> **REQUIREMENT**
Reproduce exactly the lines below, from the first one through the line containing "from matplotlib.transforms import", and omit any pictures.
══════════
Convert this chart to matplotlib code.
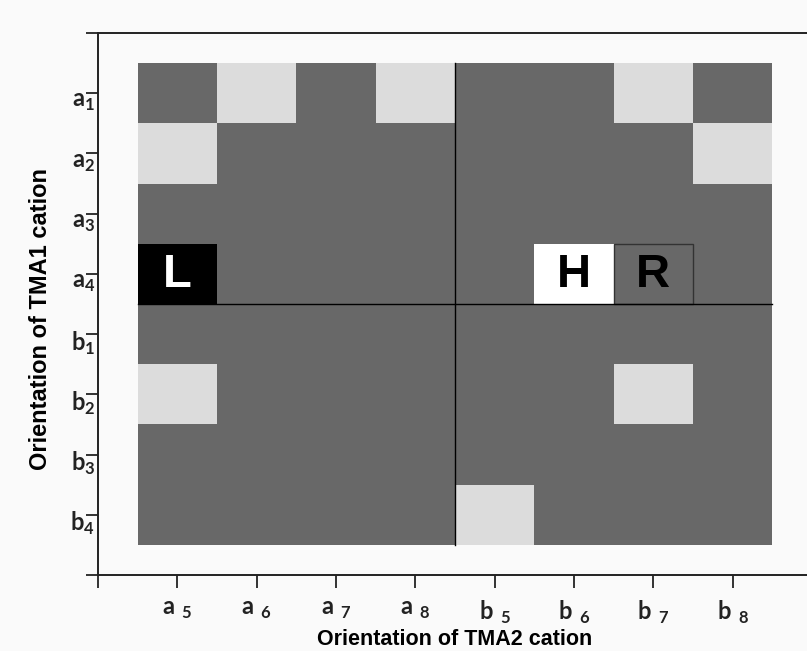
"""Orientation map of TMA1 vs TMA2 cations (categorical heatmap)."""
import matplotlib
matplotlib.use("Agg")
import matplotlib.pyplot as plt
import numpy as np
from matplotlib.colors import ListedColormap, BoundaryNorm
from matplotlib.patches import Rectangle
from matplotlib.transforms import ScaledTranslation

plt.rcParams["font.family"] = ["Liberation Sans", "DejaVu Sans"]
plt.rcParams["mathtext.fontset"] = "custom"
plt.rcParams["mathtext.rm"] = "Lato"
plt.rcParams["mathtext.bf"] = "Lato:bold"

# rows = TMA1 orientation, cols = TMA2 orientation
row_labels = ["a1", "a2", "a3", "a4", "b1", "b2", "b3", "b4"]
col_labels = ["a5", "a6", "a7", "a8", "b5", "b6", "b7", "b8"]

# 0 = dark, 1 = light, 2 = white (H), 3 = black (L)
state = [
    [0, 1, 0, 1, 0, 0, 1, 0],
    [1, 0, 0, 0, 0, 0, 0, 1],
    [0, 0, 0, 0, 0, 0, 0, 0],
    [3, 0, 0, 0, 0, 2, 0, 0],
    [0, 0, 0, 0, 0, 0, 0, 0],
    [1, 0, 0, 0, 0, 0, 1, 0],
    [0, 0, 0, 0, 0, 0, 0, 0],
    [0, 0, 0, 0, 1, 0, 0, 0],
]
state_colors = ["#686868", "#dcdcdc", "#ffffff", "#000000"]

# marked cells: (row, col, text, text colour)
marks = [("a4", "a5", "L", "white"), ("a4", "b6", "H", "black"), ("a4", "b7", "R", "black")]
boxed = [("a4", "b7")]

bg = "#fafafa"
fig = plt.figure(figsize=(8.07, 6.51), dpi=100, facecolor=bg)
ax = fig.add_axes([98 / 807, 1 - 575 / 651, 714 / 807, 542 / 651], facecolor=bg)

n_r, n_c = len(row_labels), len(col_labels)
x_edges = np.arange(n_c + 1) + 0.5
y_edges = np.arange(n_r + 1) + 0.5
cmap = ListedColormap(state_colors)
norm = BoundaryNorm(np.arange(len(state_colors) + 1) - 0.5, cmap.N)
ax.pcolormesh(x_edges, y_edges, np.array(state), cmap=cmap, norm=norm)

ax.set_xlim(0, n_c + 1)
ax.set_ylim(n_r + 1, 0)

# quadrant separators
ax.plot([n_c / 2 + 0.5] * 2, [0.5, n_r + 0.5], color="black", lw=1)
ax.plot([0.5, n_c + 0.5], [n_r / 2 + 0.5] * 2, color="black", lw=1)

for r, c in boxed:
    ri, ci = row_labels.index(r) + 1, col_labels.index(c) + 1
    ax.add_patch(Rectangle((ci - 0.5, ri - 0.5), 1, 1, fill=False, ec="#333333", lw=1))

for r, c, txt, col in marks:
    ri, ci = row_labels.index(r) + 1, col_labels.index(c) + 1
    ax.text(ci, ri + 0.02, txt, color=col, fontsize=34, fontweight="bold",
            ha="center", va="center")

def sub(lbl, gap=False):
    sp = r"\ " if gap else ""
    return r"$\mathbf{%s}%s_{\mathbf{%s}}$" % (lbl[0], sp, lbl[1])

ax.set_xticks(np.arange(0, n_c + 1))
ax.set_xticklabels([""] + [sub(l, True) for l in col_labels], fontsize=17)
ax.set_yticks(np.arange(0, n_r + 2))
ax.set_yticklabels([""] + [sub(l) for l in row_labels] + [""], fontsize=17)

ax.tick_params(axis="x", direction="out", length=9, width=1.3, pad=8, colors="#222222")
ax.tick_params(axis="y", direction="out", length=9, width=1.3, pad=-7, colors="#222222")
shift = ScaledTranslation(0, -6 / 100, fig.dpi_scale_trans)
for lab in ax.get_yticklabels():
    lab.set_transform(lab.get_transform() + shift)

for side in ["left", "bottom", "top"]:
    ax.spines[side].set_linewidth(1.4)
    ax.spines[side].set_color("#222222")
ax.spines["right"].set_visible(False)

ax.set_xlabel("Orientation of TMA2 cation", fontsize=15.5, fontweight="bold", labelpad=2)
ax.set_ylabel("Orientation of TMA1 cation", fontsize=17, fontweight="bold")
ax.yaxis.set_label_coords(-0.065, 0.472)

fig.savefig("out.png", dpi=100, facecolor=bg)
══════════
> **FINISHED EXERCISE**
Convert this chart to matplotlib code.
"""Orientation map of TMA1 vs TMA2 cations (categorical heatmap)."""
import matplotlib
matplotlib.use("Agg")
import matplotlib.pyplot as plt
import numpy as np
from matplotlib.colors import ListedColormap, BoundaryNorm
from matplotlib.patches import Rectangle
from matplotlib.transforms import ScaledTranslation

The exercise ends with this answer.